(T-G Photo by Brian Mosely)
Mohamad Ali and Hawo Siyad both told the documentary makers that around 150 Somalis were evicted from Davis Estates last year after one of the units in the complex was found to be infested with bedbugs.
Director/producer Kim Snyder and her crew from Chicago returned to Shelbyville Sunday to shoot footage for a documentary focusing on the impact that immigration and refugees are having on the community.
Snyder works with the BeCause Foundation, which has previously done documentaries on the homeless. Officials with the Foundation feel the topic of immigration and how towns like Shelbyville grapple with it is a big issue.
Also in attendance were local activist Luci Taylor and Catalina Nieto, public awareness coordinator for the Tennessee Immigrant and Refugee Rights Coalition (TIRRC). The meeting was held at the home of Ali on East Depot Street, where a traditional Somali dinner was served.
Hawo said she lived in a refugee camp in Kenya for 12 years before coming to the United States, first moving to Columbus, Ohio. But within six months of her arrival, the lack of work there led her to the hills of southern Tennessee to work at the local Tyson plant.
Mohamad has been in America for a longer amount of time, about seven years, and he is recognized as an up-and-coming-leader for his community. He also works at Tyson.
However, her experience in Shelbyville, as well as Mohamad's, was marred by the bedbug-related evictions.
Hawo said that an Somali infant was found to have suffered numerous bites from the parasite and the mother did not know the cause. Doctors told the refugee mother to report the cause to the owners of the apartment.
"When she did, they did nothing about it," Taylor said.

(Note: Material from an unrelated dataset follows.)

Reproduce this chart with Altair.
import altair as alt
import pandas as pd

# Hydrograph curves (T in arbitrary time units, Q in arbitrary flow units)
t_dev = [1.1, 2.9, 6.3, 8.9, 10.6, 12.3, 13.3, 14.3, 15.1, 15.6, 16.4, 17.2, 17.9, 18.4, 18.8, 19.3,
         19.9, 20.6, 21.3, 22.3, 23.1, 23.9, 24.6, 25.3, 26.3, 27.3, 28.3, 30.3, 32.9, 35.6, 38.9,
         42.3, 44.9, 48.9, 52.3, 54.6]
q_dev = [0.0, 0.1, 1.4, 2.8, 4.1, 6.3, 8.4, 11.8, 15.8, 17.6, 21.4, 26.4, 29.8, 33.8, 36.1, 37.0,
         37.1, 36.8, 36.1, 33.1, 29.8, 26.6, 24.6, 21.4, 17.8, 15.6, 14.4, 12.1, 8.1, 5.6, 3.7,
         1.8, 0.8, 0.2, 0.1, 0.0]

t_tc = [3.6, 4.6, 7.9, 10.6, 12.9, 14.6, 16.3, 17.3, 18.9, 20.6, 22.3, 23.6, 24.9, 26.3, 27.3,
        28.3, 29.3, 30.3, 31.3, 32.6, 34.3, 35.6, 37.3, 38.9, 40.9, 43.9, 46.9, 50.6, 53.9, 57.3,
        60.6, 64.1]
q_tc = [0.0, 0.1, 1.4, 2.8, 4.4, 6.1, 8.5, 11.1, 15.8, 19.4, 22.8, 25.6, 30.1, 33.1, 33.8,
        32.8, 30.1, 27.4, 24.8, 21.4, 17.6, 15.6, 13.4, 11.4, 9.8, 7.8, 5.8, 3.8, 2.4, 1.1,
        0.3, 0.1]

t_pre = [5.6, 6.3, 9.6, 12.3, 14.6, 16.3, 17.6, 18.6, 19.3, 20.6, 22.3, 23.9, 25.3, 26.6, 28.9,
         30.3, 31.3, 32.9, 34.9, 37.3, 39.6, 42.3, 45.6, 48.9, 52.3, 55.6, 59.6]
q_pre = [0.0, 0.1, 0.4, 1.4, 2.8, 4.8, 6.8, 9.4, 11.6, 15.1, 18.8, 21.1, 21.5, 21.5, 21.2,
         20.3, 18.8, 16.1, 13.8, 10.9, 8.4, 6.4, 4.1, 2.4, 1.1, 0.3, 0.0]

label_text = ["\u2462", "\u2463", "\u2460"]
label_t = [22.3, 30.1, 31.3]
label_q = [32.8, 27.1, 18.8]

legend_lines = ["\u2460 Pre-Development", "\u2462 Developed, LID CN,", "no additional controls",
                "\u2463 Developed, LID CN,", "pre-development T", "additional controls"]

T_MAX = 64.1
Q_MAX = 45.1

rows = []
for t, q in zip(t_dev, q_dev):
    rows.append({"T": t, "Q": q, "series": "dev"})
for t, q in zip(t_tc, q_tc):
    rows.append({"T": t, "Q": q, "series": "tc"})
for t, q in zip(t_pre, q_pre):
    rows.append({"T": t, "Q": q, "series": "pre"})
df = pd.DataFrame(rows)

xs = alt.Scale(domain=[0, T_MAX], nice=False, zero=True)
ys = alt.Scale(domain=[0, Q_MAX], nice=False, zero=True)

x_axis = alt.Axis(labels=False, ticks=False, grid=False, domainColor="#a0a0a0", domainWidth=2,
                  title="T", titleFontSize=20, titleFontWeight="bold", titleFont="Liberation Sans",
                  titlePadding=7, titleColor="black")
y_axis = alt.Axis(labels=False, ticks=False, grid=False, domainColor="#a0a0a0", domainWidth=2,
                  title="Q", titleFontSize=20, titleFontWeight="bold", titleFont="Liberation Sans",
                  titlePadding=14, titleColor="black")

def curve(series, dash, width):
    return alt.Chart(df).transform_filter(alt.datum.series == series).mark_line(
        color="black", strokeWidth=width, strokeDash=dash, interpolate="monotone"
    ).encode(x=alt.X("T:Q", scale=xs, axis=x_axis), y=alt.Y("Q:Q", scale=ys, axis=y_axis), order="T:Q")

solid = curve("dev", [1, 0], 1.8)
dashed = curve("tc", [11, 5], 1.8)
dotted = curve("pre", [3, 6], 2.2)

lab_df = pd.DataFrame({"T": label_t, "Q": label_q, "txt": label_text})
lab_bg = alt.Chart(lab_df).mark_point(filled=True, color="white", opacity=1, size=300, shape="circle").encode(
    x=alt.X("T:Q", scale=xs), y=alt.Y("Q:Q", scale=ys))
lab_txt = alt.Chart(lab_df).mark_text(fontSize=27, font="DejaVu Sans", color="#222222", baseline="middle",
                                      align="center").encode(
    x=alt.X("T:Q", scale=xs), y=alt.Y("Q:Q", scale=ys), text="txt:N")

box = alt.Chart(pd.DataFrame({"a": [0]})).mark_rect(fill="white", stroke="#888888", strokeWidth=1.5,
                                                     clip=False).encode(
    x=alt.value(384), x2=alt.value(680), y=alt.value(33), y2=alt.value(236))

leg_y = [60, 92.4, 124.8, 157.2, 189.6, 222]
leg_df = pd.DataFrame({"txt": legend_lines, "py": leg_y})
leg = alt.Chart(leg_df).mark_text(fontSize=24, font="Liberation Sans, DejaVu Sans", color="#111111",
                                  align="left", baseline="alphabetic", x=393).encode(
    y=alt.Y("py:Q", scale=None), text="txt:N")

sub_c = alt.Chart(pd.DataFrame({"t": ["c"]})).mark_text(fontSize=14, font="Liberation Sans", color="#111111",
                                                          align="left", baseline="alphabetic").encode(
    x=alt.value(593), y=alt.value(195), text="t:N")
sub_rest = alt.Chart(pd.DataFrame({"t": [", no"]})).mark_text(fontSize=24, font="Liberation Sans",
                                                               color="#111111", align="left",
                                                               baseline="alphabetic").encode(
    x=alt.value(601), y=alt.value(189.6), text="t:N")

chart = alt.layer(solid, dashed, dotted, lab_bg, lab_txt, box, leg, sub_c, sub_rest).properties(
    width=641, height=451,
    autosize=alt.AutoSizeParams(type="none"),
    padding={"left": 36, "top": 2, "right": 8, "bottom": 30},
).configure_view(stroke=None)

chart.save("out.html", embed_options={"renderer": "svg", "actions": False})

When the mother returned a second time to alert the property owners, 150 of the refugees were told to pack their things and move out, Taylor said.
"They evicted anybody that spoke out," Taylor claims.

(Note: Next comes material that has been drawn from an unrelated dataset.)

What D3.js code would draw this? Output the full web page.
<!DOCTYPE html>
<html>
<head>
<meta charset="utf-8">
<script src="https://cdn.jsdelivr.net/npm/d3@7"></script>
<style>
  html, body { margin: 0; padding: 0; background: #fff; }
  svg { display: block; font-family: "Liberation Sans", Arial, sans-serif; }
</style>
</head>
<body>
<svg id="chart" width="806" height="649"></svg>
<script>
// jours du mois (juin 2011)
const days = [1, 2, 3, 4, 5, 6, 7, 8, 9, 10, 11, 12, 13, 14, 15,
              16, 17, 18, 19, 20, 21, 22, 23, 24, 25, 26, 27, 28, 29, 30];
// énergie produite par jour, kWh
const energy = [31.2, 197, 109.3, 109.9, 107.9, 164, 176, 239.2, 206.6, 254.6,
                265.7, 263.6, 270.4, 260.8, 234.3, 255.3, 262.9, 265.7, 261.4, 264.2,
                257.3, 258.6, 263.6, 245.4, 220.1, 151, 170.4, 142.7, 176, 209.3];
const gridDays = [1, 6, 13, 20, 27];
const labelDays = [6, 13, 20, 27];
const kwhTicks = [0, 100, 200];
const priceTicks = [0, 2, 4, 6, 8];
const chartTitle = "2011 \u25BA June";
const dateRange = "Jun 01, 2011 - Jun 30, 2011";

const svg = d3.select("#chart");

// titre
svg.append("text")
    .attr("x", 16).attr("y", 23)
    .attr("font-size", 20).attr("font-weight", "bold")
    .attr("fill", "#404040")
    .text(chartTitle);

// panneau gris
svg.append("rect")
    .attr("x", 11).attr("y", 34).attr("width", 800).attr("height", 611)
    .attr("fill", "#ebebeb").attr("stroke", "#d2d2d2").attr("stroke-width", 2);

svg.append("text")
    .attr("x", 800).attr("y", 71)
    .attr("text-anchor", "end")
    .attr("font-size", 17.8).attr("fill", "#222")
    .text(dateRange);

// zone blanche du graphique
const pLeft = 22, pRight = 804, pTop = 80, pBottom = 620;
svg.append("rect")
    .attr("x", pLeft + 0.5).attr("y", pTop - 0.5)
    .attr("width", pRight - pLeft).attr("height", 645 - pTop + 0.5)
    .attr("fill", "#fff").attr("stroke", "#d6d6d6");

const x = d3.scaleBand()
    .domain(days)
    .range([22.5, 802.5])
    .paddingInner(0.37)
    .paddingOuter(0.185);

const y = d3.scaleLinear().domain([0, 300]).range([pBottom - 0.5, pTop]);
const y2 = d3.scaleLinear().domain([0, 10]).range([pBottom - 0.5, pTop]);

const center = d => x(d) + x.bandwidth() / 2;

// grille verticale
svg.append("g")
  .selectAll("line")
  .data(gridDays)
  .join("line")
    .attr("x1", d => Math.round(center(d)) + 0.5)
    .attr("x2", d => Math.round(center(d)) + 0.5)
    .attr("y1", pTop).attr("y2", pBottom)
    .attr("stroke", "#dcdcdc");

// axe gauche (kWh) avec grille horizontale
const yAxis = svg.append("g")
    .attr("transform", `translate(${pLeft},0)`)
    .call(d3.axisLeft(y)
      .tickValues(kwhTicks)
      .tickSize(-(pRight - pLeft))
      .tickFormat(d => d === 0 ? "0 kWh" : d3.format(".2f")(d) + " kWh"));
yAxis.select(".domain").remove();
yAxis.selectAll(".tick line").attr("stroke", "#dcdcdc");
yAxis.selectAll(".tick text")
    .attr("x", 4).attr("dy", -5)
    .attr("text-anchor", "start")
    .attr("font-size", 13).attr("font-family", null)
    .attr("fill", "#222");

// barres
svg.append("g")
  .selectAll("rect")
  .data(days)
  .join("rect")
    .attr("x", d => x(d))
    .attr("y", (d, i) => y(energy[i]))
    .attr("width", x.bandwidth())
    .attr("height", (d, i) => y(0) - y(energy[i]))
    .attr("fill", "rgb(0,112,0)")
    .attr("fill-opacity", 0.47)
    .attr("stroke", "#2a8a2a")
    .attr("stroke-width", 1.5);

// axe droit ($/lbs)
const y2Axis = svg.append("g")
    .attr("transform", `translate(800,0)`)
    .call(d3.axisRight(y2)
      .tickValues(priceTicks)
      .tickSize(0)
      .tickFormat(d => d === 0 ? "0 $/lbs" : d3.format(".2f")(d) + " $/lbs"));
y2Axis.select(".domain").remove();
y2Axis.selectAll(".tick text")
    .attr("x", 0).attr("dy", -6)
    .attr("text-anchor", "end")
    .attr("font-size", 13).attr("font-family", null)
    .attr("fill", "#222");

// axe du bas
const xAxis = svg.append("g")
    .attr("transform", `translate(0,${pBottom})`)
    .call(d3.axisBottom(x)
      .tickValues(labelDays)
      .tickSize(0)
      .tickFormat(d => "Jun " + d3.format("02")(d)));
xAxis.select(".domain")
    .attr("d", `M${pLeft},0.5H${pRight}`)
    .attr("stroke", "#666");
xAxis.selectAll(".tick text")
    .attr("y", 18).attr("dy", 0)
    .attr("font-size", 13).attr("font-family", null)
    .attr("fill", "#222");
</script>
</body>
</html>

A meeting was called in March of last year, Taylor explained, involving county mayor Eugene Ray, city manager Ed Craig and Emergency Management Agency director Scott Johnson to learn what could be done and where the refugees would go.

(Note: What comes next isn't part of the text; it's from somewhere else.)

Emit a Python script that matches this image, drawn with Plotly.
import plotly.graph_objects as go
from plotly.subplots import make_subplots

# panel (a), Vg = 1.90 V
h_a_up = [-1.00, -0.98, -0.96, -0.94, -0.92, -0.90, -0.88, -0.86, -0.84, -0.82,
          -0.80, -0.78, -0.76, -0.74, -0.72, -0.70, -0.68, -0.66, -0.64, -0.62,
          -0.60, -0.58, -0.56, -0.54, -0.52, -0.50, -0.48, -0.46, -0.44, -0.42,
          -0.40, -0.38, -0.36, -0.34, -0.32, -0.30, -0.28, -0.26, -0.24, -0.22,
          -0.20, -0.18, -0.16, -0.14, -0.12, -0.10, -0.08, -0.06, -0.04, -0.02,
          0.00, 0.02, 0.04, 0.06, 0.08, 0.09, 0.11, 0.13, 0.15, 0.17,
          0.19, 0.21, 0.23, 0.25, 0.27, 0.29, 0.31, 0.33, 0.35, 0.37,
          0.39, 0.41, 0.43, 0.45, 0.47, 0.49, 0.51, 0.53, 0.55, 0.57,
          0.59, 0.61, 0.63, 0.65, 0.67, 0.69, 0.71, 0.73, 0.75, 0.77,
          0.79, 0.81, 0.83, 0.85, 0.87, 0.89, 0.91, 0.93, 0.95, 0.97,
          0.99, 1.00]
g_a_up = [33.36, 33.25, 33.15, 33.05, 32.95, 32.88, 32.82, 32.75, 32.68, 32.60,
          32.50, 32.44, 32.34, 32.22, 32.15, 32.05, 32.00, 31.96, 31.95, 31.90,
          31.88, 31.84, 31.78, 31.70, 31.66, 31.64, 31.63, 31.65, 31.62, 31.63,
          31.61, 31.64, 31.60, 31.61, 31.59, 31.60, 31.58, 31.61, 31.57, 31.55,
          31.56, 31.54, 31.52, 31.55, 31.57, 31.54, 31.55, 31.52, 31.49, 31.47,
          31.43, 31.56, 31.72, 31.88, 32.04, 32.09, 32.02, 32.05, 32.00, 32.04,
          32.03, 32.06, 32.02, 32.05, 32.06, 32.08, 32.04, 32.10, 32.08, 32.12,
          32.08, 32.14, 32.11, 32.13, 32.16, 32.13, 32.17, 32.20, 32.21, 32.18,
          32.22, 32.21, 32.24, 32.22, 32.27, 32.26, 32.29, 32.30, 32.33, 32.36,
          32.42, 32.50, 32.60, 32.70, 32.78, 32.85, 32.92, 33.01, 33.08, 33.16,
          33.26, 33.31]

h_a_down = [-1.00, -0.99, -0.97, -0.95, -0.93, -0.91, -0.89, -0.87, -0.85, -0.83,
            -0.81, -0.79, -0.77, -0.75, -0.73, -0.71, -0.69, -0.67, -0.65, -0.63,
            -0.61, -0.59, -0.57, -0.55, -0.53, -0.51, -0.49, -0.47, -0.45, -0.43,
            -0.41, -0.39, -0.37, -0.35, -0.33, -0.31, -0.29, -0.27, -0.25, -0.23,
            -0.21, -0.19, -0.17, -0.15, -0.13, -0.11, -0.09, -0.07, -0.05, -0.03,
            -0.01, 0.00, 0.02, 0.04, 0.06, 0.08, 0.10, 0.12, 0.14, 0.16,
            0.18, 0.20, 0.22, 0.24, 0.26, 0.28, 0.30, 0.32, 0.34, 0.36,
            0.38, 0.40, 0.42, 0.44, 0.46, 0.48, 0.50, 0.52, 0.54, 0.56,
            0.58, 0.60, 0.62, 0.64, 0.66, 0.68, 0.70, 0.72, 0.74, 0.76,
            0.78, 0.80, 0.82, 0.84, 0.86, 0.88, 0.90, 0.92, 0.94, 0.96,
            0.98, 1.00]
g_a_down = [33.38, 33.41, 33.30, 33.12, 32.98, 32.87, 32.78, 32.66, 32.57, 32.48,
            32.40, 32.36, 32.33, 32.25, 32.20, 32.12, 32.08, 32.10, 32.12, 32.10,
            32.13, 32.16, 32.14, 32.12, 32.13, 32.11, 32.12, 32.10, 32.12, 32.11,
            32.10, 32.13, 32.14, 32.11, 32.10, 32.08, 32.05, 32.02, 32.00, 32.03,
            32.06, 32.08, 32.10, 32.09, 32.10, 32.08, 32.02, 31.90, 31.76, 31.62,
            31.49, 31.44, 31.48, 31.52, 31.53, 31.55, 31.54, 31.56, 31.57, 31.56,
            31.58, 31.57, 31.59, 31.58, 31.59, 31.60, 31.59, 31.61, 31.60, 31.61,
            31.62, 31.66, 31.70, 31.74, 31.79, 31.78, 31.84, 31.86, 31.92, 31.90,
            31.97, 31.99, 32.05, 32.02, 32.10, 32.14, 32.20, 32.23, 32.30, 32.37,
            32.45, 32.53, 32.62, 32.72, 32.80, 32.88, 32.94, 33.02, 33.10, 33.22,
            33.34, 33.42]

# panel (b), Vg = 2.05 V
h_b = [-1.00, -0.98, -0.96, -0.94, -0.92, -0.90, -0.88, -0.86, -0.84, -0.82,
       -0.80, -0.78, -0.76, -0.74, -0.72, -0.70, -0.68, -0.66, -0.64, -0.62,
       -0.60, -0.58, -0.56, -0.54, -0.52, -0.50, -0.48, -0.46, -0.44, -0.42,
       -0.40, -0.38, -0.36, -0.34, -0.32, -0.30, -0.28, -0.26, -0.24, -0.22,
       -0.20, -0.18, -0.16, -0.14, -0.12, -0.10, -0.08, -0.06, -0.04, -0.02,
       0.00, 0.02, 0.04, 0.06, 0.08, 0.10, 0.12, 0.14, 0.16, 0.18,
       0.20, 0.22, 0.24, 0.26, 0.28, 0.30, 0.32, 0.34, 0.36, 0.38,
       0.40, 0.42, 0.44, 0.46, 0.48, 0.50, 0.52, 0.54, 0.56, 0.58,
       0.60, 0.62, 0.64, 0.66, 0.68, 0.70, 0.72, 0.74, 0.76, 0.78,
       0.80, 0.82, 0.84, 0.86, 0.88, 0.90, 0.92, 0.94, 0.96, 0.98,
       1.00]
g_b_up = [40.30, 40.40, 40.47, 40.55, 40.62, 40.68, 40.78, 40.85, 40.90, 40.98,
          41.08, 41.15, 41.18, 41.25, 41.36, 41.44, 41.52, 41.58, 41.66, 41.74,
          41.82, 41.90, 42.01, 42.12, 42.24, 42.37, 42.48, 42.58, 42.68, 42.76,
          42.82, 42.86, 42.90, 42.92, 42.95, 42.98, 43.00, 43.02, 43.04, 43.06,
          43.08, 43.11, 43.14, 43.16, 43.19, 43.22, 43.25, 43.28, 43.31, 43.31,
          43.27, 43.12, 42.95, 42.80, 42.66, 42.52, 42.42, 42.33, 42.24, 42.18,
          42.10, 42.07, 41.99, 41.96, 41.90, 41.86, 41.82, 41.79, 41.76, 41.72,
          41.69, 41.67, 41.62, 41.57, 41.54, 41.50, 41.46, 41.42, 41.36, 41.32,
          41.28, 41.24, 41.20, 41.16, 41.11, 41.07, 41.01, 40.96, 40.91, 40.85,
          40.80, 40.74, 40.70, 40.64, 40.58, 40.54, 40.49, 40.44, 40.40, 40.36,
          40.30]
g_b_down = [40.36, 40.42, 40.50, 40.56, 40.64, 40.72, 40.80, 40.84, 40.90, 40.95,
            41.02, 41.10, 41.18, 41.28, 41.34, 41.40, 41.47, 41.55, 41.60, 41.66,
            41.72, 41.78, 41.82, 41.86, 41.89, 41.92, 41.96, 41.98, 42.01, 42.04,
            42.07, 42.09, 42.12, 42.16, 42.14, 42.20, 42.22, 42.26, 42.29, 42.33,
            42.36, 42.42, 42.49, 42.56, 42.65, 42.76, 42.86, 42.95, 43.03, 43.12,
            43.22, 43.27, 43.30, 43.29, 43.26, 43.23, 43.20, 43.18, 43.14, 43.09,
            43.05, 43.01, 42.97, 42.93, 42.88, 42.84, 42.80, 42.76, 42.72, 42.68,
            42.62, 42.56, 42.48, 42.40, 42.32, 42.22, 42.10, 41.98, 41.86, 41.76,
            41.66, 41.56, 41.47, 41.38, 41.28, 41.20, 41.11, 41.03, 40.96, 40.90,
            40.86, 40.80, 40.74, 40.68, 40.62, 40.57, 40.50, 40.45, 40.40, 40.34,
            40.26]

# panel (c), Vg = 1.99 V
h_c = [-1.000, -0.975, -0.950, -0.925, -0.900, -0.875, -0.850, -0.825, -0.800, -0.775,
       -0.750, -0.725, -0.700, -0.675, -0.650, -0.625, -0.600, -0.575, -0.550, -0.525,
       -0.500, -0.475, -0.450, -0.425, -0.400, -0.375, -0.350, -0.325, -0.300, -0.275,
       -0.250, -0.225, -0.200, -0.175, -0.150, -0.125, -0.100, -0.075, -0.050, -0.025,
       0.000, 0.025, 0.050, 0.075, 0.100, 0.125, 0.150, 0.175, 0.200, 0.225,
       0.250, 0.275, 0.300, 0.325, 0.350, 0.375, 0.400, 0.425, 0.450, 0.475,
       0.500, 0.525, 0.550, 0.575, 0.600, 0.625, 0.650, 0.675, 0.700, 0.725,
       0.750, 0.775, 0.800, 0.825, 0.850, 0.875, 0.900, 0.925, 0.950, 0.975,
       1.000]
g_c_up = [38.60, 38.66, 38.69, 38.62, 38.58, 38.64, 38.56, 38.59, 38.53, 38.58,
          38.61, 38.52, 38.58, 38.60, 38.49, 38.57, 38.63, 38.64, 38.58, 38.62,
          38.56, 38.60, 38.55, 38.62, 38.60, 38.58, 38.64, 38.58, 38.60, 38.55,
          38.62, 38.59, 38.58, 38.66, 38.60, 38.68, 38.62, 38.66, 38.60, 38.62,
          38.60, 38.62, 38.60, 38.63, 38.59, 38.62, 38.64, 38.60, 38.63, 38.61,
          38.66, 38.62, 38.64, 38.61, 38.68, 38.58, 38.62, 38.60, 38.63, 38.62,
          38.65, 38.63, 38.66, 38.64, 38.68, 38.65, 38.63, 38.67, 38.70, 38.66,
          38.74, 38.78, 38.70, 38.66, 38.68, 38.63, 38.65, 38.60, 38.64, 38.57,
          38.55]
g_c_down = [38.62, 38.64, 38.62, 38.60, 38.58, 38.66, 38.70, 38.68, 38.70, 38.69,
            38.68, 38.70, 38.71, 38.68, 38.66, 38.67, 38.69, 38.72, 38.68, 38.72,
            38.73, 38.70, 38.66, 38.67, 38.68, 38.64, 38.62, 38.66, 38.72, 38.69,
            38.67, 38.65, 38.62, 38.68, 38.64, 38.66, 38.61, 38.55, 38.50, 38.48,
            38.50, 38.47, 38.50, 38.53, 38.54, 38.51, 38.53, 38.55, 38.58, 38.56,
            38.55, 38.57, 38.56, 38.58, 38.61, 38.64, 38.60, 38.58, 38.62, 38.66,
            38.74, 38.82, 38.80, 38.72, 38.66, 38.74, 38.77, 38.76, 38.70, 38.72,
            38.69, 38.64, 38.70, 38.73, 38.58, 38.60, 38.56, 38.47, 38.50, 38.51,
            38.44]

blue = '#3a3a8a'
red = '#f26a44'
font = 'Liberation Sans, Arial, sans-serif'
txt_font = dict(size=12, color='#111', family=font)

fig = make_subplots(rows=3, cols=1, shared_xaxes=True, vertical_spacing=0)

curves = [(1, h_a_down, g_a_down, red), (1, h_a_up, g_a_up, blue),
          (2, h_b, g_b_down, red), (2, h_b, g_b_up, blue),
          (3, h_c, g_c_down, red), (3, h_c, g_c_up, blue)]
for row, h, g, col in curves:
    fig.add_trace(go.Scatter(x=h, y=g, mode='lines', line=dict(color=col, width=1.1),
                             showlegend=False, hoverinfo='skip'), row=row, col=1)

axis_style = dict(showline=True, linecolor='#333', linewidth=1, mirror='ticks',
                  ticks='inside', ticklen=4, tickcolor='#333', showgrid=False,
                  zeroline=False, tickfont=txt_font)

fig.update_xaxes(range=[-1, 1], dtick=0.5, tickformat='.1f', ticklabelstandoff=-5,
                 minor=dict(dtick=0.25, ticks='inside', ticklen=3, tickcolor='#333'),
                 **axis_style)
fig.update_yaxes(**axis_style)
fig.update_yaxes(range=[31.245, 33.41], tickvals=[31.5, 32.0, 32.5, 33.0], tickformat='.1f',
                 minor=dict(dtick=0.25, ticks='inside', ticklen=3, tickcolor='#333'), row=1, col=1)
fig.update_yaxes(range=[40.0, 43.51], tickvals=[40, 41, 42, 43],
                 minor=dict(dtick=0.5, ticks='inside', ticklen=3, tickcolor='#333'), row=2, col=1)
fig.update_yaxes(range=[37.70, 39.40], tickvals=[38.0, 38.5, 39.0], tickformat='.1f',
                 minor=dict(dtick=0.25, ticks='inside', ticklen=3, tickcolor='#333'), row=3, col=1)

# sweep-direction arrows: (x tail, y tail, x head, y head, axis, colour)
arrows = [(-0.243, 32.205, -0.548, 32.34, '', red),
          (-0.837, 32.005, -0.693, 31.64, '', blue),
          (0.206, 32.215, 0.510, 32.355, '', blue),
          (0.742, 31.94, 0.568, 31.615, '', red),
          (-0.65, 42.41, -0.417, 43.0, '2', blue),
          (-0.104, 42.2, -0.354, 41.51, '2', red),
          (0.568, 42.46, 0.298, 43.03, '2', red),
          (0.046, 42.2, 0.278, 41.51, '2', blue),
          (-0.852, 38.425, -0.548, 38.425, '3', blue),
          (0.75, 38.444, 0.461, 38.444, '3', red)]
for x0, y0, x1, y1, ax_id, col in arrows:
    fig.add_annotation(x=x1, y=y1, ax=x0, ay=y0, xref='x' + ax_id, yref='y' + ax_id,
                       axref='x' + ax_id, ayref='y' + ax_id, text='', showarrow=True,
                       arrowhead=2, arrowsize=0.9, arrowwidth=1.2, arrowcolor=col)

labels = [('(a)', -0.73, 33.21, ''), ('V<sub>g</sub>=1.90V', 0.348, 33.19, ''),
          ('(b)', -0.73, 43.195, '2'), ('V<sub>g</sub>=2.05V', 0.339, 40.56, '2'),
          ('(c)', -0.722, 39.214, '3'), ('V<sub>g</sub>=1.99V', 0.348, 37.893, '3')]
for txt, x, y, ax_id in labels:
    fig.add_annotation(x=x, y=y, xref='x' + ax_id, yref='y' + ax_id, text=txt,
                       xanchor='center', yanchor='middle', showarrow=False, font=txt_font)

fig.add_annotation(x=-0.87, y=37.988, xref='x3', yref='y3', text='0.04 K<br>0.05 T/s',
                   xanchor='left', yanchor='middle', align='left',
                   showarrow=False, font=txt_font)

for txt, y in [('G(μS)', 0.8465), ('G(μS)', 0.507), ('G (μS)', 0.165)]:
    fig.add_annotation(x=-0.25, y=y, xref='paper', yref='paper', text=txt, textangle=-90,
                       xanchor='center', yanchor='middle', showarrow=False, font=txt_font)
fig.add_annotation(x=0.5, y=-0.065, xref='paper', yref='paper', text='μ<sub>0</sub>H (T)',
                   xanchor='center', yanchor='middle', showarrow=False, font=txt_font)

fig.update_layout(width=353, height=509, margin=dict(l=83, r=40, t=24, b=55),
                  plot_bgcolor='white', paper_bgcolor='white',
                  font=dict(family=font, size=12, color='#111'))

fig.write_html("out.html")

All the refugees were given eviction notices and Taylor was shown the notices at the Adult Learning Center, in which the Somalis were given 30 days to find another place to live.
The refugees missed a whole week of school and several days of work at Tyson as they tried to find a new roof over their heads, Taylor said, and the Somalis dispersed all throughout Shelbyville.
Both Hawo and Mohamad also claim that men representing the apartment owners would conduct late night inspections of the units, showing up unannounced with flashlights and frightening the refugees.
Taylor explained this action was very upsetting to some of the Somalis, given their experiences in their home country, where there is no government to speak of and roving bands of militants frequently have their way with the people.
It was especially upsetting to the women, Taylor said, who would sleep with little or no clothes and then have to deal with strange men suddenly entering the apartments, shining the flashlights around. Taylor was told that this practice is still going on with the remaining Somali residents and wants to know how to get it stopped.
Taylor said that the Somalis were "never allowed to have contact with the manager, they were always being handled by a security man or somebody that worked at the office. They wanted to talk to the manager, but instead they got evicted."
Nieto said that the matter was investigated by the Tennessee Human Rights Commission, who found no wrongdoing on the part of the apartment owners.
Taylor said she later heard that once the apartment was cleaned out, "within 24 hours, that apartment was rented out to an American."
The 43-year-old Hawo has six children, many of whom are scattered around the country in different Somali communities, such as those in Seattle and parts of Minnesota. The kids visit from time to time and Hawo hopes they will move here some day. One of Hawo's daughters lives with her, as well as one of the woman's sisters.
Hawo learned English from Taylor at Shelbyville's Adult Learning Center and is hoping to get her GED at some point in the future. She was also a nurse and a teacher back in Africa and also hopes to continue that job her once she is ready.
The Somali refugee says she loves Tennessee and calls our state "very beautiful."
"I have a job, I have a school. I like it," Hawo said. "This is my state now. I don't go anywhere. I have many friends who are American in Shelbyville."